Less mature, less connected and integrated supply chains are struggling to compete with the more integrated ones. It’s in this realm that foodservice companies can begin to take control of their supply chains and manage them more effectively.
Opportunities: Communication and Collaboration
One of the most interesting and profitable takeaways is that collaboration is absolutely critical. Food Logistics reports that
“…collaboration among the supply-chain, culinary and marketing departments is becoming more critical to improving performance. Key elements are: collaboration culture and frameworks; forecasting sophistication; and near-real-time visibility into changing conditions. … And as collaboration increases—with internal functions like marketing and finance and with external partners such as suppliers and distributors—the supply chain evolves to encompass more capabilities.”
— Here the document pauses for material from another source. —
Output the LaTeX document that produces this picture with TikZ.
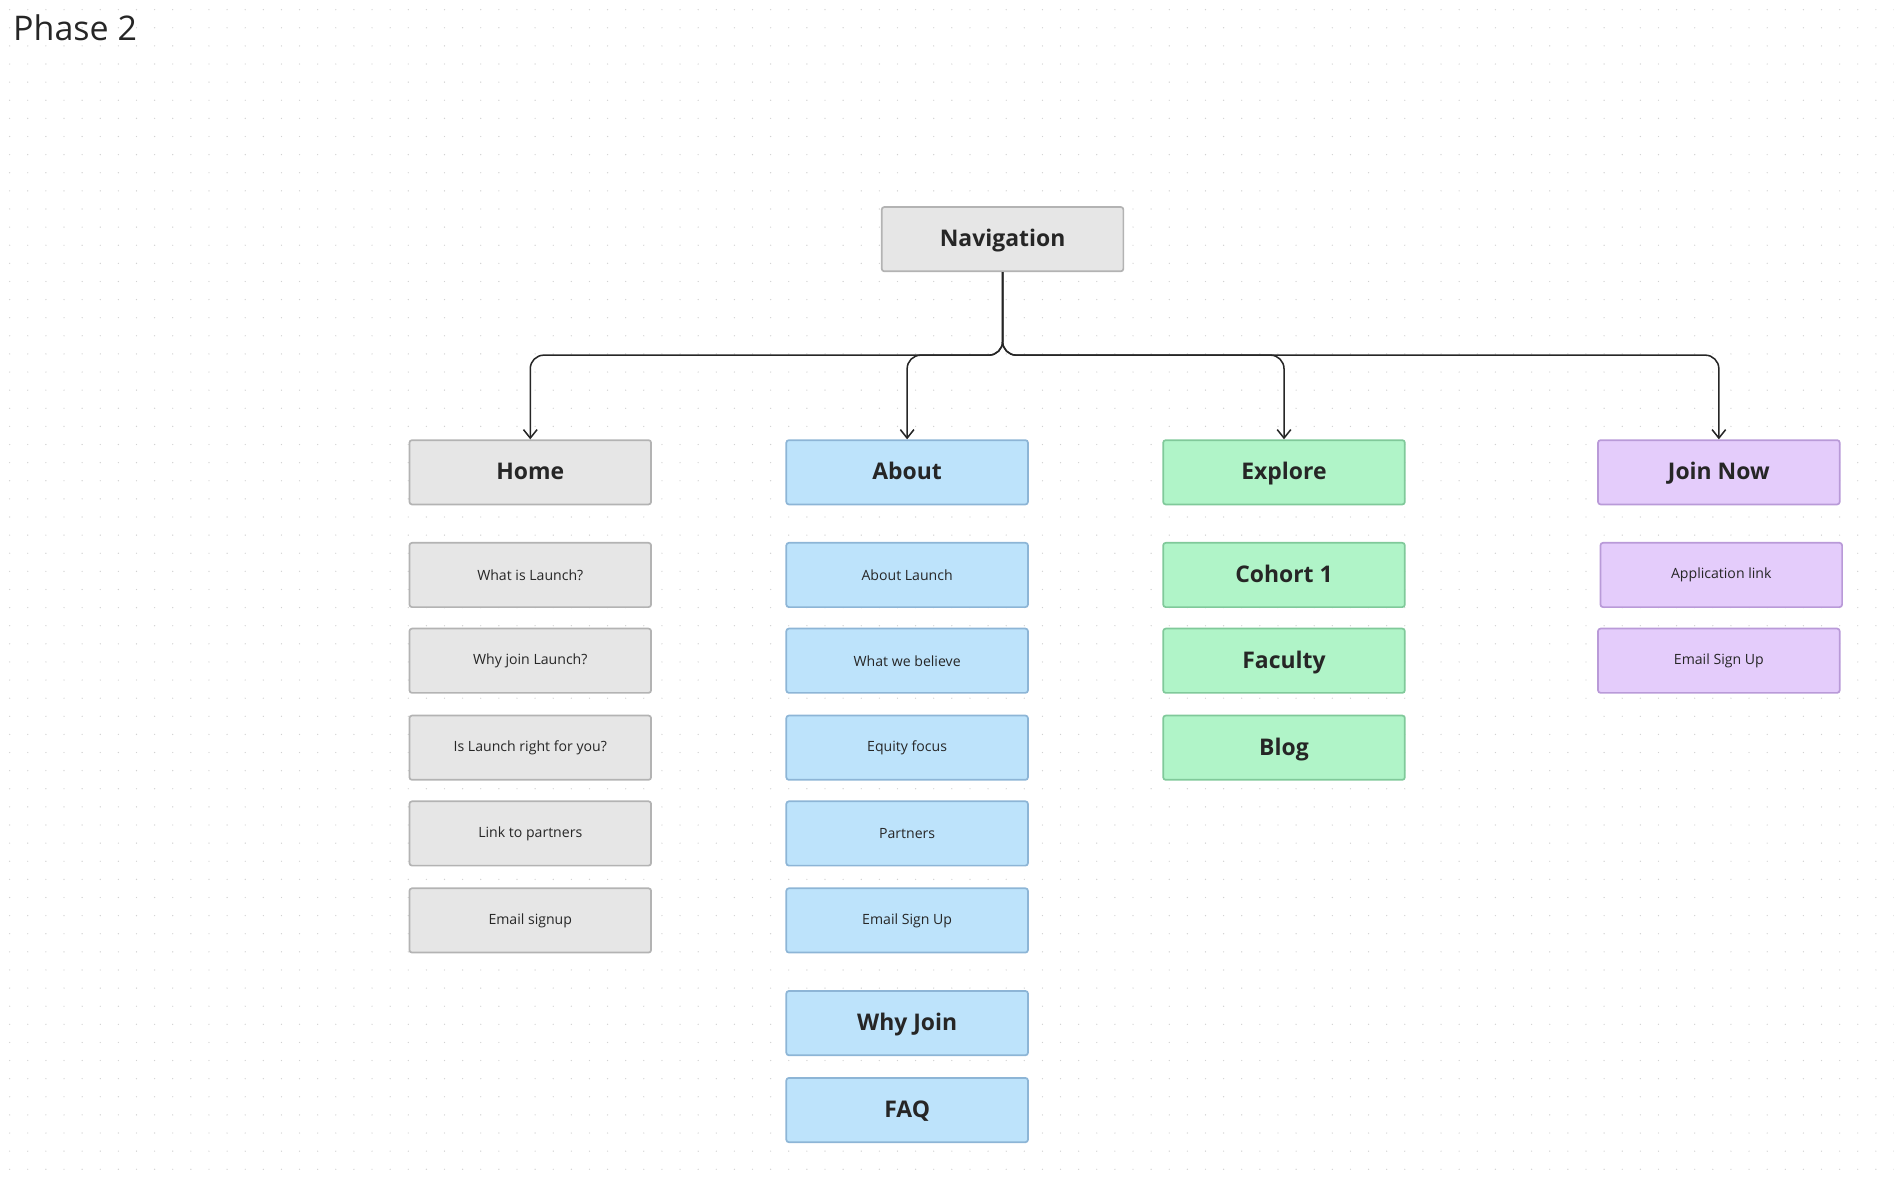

I think the last part of that is especially important. Collaboration within the four walls of a company is important but trivial compared to collaborating with your external partners such as your suppliers and distributors. (This goes to the point mentioned in my article on “the edge effect”, where often the real obstacles and value lies not within the enterprise, but at the intersection of enterprises.)
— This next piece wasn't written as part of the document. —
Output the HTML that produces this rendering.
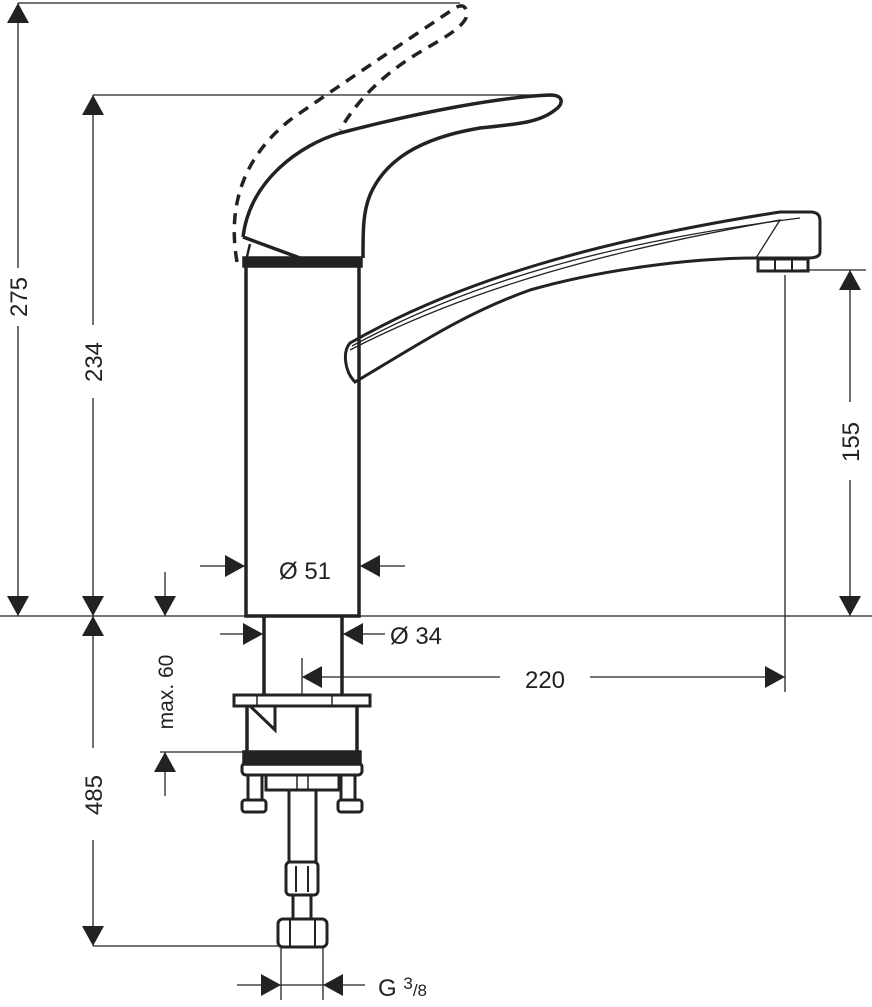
<!DOCTYPE html>
<html><head><meta charset="utf-8"><style>
html,body{margin:0;padding:0;background:#fff}
svg{display:block}
text{font-family:"Liberation Sans","DejaVu Sans",sans-serif;fill:#222}
</style></head><body>
<svg width="872" height="1007" viewBox="0 0 872 1007" xmlns="http://www.w3.org/2000/svg">
<defs>
<path id="ad" d="M-11,-20 L11,-20 L0,0 Z" fill="#222"/>
</defs>
<g stroke="#222" fill="none">
<g stroke-width="1.3">
<line x1="0" y1="616" x2="872" y2="616"/>
<line x1="18" y1="3" x2="460" y2="3"/>
<line x1="18" y1="3" x2="18" y2="268"/><line x1="18" y1="326" x2="18" y2="616"/>
<line x1="93" y1="95" x2="555" y2="95"/>
<line x1="93" y1="95" x2="93" y2="325"/><line x1="93" y1="398" x2="93" y2="616"/>
<line x1="93" y1="616" x2="93" y2="748"/><line x1="93" y1="840" x2="93" y2="946"/>
<line x1="93" y1="946" x2="282" y2="946"/>
<line x1="800" y1="270" x2="866" y2="270"/>
<line x1="850" y1="270" x2="850" y2="402"/><line x1="850" y1="480" x2="850" y2="616"/>
<line x1="785" y1="275" x2="785" y2="692"/>
<line x1="200" y1="566" x2="245" y2="566"/><line x1="360" y1="566" x2="405" y2="566"/>
<line x1="165" y1="572" x2="165" y2="616"/>
<line x1="165" y1="752" x2="165" y2="796"/>
<line x1="160" y1="752" x2="245" y2="752"/>
<line x1="220" y1="634" x2="263" y2="634"/><line x1="343" y1="634" x2="385" y2="634"/>
<line x1="302" y1="658" x2="302" y2="695"/>
<line x1="302" y1="677" x2="500" y2="677"/><line x1="590" y1="677" x2="785" y2="677"/>
<line x1="281" y1="948" x2="281" y2="1000"/><line x1="323" y1="948" x2="323" y2="1000"/>
<line x1="237" y1="985" x2="365" y2="985"/>
</g>
<g stroke="none">
<use href="#ad" transform="translate(18,616)"/>
<use href="#ad" transform="translate(18,3) rotate(180)"/>
<use href="#ad" transform="translate(93,616)"/>
<use href="#ad" transform="translate(93,95) rotate(180)"/>
<use href="#ad" transform="translate(93,616) rotate(180)"/>
<use href="#ad" transform="translate(93,946)"/>
<use href="#ad" transform="translate(850,616)"/>
<use href="#ad" transform="translate(850,270) rotate(180)"/>
<use href="#ad" transform="translate(165,616)"/>
<use href="#ad" transform="translate(165,752) rotate(180)"/>
<use href="#ad" transform="translate(245,566) rotate(-90)"/>
<use href="#ad" transform="translate(360,566) rotate(90)"/>
<use href="#ad" transform="translate(263,634) rotate(-90)"/>
<use href="#ad" transform="translate(343,634) rotate(90)"/>
<use href="#ad" transform="translate(302,677) rotate(90)"/>
<use href="#ad" transform="translate(785,677) rotate(-90)"/>
<use href="#ad" transform="translate(281,985) rotate(-90)"/>
<use href="#ad" transform="translate(323,985) rotate(90)"/>
</g>
<g stroke-width="3.5">
<rect x="246" y="262" width="113" height="354"/>
<rect x="244" y="258" width="117" height="8" fill="#222"/>
<path d="M243,237 C250,180 300,145 340,133 C420,112 500,97 550,95 C565,95 563,105 555,110 C540,122 520,124 480,128 C420,138 385,160 370,195 C363,212 363,230 363,258"/>
<path d="M243,237 L300,258"/>
<path d="M250,244 C248,252 247,256 246,262" stroke-width="2.5"/>
<path d="M237,262 C228,210 240,160 290,120 C340,85 400,45 455,8 C465,2 468,10 466,18 C460,30 440,40 420,52 C390,70 360,95 340,130" stroke-dasharray="11,8" stroke-width="3.5"/>
<path d="M355,382 C345,372 342,352 350,343 C460,280 600,240 780,212 L812,212 C820,213 820,218 820,222 L820,252 C820,256 816,258 808,258 L756,258 C690,258 600,270 530,290 C460,315 410,350 355,382 Z" stroke-width="3"/>
<path d="M352,346 C470,282 610,242 800,218" stroke-width="1.3"/>
<path d="M350,350 C470,288 610,250 780,220 L756,258" stroke-width="1.3"/>
<rect x="758" y="259" width="50" height="12" stroke-width="3"/>
<line x1="775" y1="259" x2="775" y2="271" stroke-width="2"/><line x1="792" y1="259" x2="792" y2="271" stroke-width="2"/>
<line x1="264" y1="616" x2="264" y2="695"/><line x1="342" y1="616" x2="342" y2="695"/>
<rect x="234" y="695" width="136" height="11" stroke-width="3"/>
<line x1="257" y1="695" x2="257" y2="706" stroke-width="1.5"/><line x1="332" y1="695" x2="332" y2="706" stroke-width="1.5"/>
<path d="M247,706 L247,752 M357,706 L357,752"/>
<path d="M250,706 L275,730 L275,706" stroke-width="3"/>
<rect x="244" y="752" width="116" height="12" fill="#222"/>
<rect x="242" y="763" width="120" height="12" rx="4" stroke-width="3"/>
<rect x="248" y="775" width="14" height="25" stroke-width="3"/>
<rect x="341" y="775" width="14" height="25" stroke-width="3"/>
<rect x="242" y="800" width="24" height="12" rx="3" stroke-width="3"/>
<rect x="338" y="800" width="24" height="12" rx="3" stroke-width="3"/>
<rect x="266" y="775" width="73" height="15" stroke-width="3"/>
<line x1="297" y1="775" x2="297" y2="790" stroke-width="1.5"/><line x1="308" y1="775" x2="308" y2="790" stroke-width="1.5"/>
<rect x="289" y="790" width="27" height="72" stroke-width="3"/>
<rect x="286" y="862" width="32" height="33" rx="4" stroke-width="3"/>
<line x1="296" y1="866" x2="296" y2="892" stroke-width="2"/><line x1="308" y1="866" x2="308" y2="892" stroke-width="2"/>
<rect x="293" y="895" width="18" height="24" stroke-width="3"/>
<rect x="278" y="919" width="49" height="28" rx="5" stroke-width="3"/>
<line x1="290" y1="919" x2="290" y2="947" stroke-width="2"/><line x1="315" y1="919" x2="315" y2="947" stroke-width="2"/>
</g>
</g>
<g font-size="24">
<text x="305" y="579" text-anchor="middle">Ø 51</text>
<text x="390" y="644">Ø 34</text>
<text x="545" y="688" text-anchor="middle">220</text>
<text x="378" y="996">G <tspan font-size="17" dy="-7">3</tspan><tspan font-size="17" dy="7">/8</tspan></text>
<text transform="translate(27,297) rotate(-90)" text-anchor="middle">275</text>
<text transform="translate(102,362) rotate(-90)" text-anchor="middle">234</text>
<text transform="translate(102,795) rotate(-90)" text-anchor="middle">485</text>
<text transform="translate(859,442) rotate(-90)" text-anchor="middle">155</text>
<text transform="translate(173,692) rotate(-90)" text-anchor="middle" font-size="21">max. 60</text>
</g>
</svg>
</body></html>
“The best in class collaborate with all supply chain partners… When they take a collaborative approach, there tends to be more information shared among business partners, which leads to a reduction in waste (cost) and better service when the product is at the right place at the right time at the right cost.”
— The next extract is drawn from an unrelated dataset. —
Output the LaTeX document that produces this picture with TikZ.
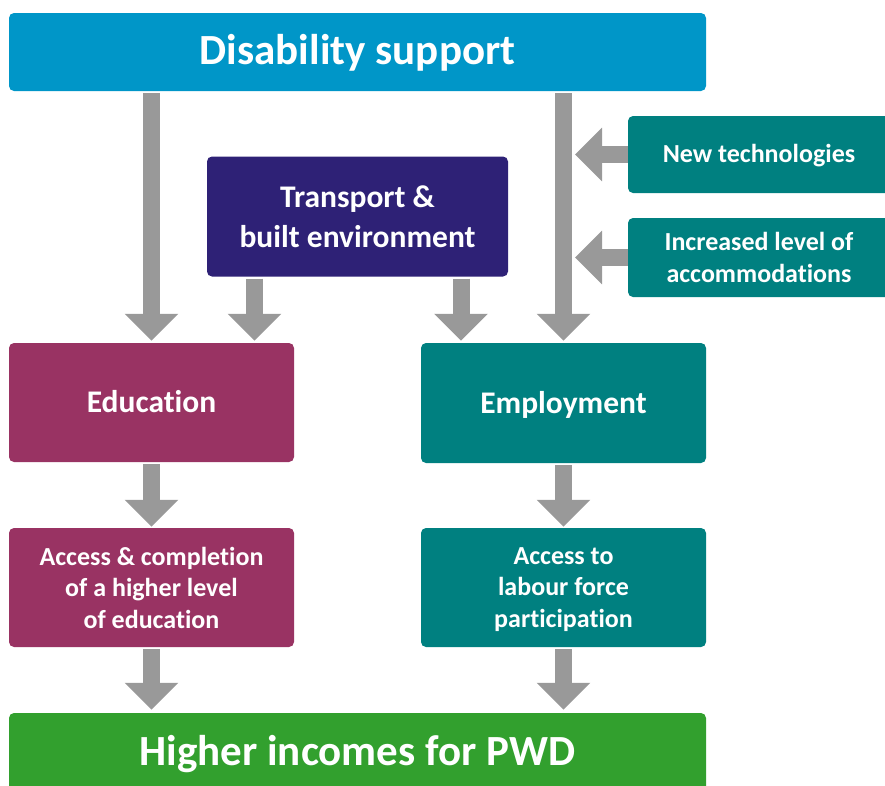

Cullen Andrews, vice president of national accounts at Dot Foods, Inc.
Collaboration (and visibility) is crucial to all companies, not just in foodservice, because the real world is not static, it’s in constant flux. It’s the ability to respond rapidly to those changes that determines success. As the article notes:
“While the big chains’ supply-chain managers can check off an impressive list of capabilities, we’re seeing a paradigm shift in the definition of supply-chain maturity; the drive to success is no longer focused on cost, but on collaboration, agility and adaptability.”
The article goes on to note some examples of collaboration among foodservice companies and their partners. For example, one distributor is now preparing dedicated and isolated pallets of raw chicken for its foodservice customers, to minimize health risks. Another food company prepares pallets in its warehouses to help customers cross dock.
There’s a lot more in the article and I encourage you to read it.
Healthy Diet of Data: Uniform, Accurate and Real Time
One of the key takeaways is that sharing uniform, accurate and timely data, is critical to enabling end-to-end supply chain visibility. This is where a real time, multi-party network excels. Also, sharing information not only about the usual supply chain events, but about processes and activities, can lead to significant opportunities for collaboration in other areas that help both parties reduce costs and speed up the supply chain. A multi-enterprise social network can be a great catalyst to exactly that kind of communication.
It might be profitable to consider what your partners can do for you to make your job easier; and most importantly, what you can do for your customers to ease and enrich their lives.